Состояние его одежды сильно менялось. Вспоминают его и в худых башмаках, в рваном пиджаке, иногда и без рубашки, а зимой — без пальто; видели его даже в лохмотьях (можно догадываться, что эти воспоминания относятся к последним годам, даже месяцам его жизни). Но удивительно не это состояние, в общем, естественное для человека, редко зарабатывавшего что-то, кроме обеда и бутылки вина, и не всегда имевшего свой угол. Удивительно другое — то, что Пиросманашвили старался быть одетым так, чтобы своим видом поддержать свое достоинство — одетым прилично, даже интеллигентно. Ладо Гудиашвили поразила при первой встрече его элегантность — он был, правда, в поношенной одежде, но в шляпе и при галстуке и держался подтянуто. [35] Нет сомнения, Гудиашвили, и как мемуарист, и как автор многих изображений Пиросманашвили, склонен несколько романтизировать художника, но сходное вспоминает и Георгий Леонидзе, которого случай еще гимназистом столкнул с Пиросманашвили. Леонидзе не знал тогда, кто это, но так сильно ощутил человеческую незаурядность, что сохранил память об этой короткой встрече: «Одет он был просто, но чисто. Неверно думать, что это был жалкий опустившийся человек. Нет, совсем не так. Я отчетливо помню незамутненную белую полоску воротника его блузы на смуглой шее. И кстати, очень хорошо помню, что товарищи называли его „графом“ — по-моему, за гордость, за этот независимый солидный тон, особенность которого хорошо выражает грузинское слово „дарбаисели“, за эту опрятность в одежде…»[36] В кличку «граф» одни вкладывали язвительность, другие — снисходительную насмешливость. Но так или иначе, в ней выказалась некоторая необычность Пиросманашвили и его места среди других людей.

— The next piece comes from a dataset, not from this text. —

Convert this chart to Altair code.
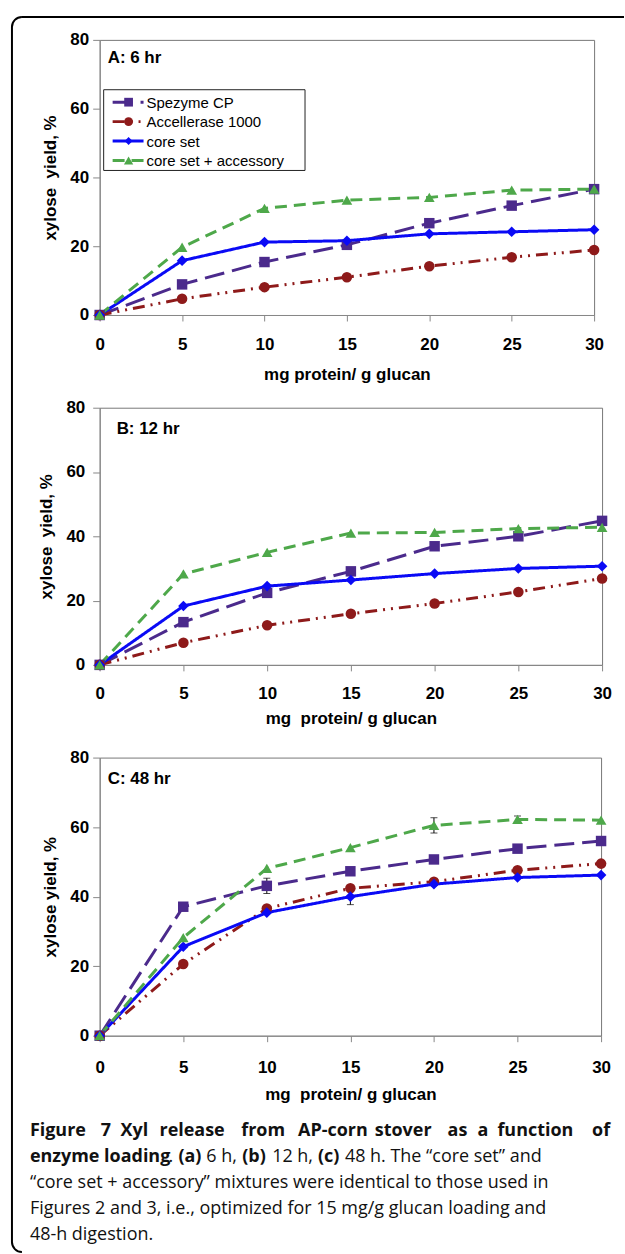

Слово «дарбаисели», употребленное Георгием Леонидзе, означает: «душевное спокойствие, благородная выдержка, степенность, уравновешенность, мягкость характера, которая не исключает, а предполагает преданность своим убеждениям, принципиальность и стойкость в их защите».[37] Эпитет сам по себе неоднозначный (недаром его невозможно перевести коротко), но и он открывает только одну сторону характера Пиросманашвили. Не случайно так противоречиво то, что мы знаем о нем. В одних воспоминаниях предстает он перед нами широким, общительным, дружелюбным, словоохотливым, радушным; в других — обособленным, замкнутым, чурающимся людей. Одни вспоминают его скромным, застенчивым, робким, смиренным; другие — заносчивым, надменным, даже высокомерным («Не слушайте их, они дураки и ничего не понимают», — сказал он спокойно Илье Зданевичу про каких-то людей, критиковавших его картину). Одни помнят его степенным и раздумчивым («дарбаисели»); другие — издерганным, раздражительным. Одних пленяла его доброта, непосредственность, доверчивость — почти детская; других отталкивала неоправданная подозрительность, мнительность, отчужденность. Одни знали его мягким, уступчивым; другие — запальчивым, внезапно приходящим в гнев и ярость: будь он физически посильнее, он бы, как молодой Важа Пшавела, не раз защищал себя и свои взгляды тяжелым кулаком.
Конечно, он менялся со временем. Одним его видели люди, знавшие его при вступлении в новую, духанную жизнь, другим — в последние два-три года. Конечно, и к разным людям он — чувствительный, болезненно самолюбивый — поворачивался по-разному. При всем том именно таким — противоречивым, внезапно меняющимся — он и был.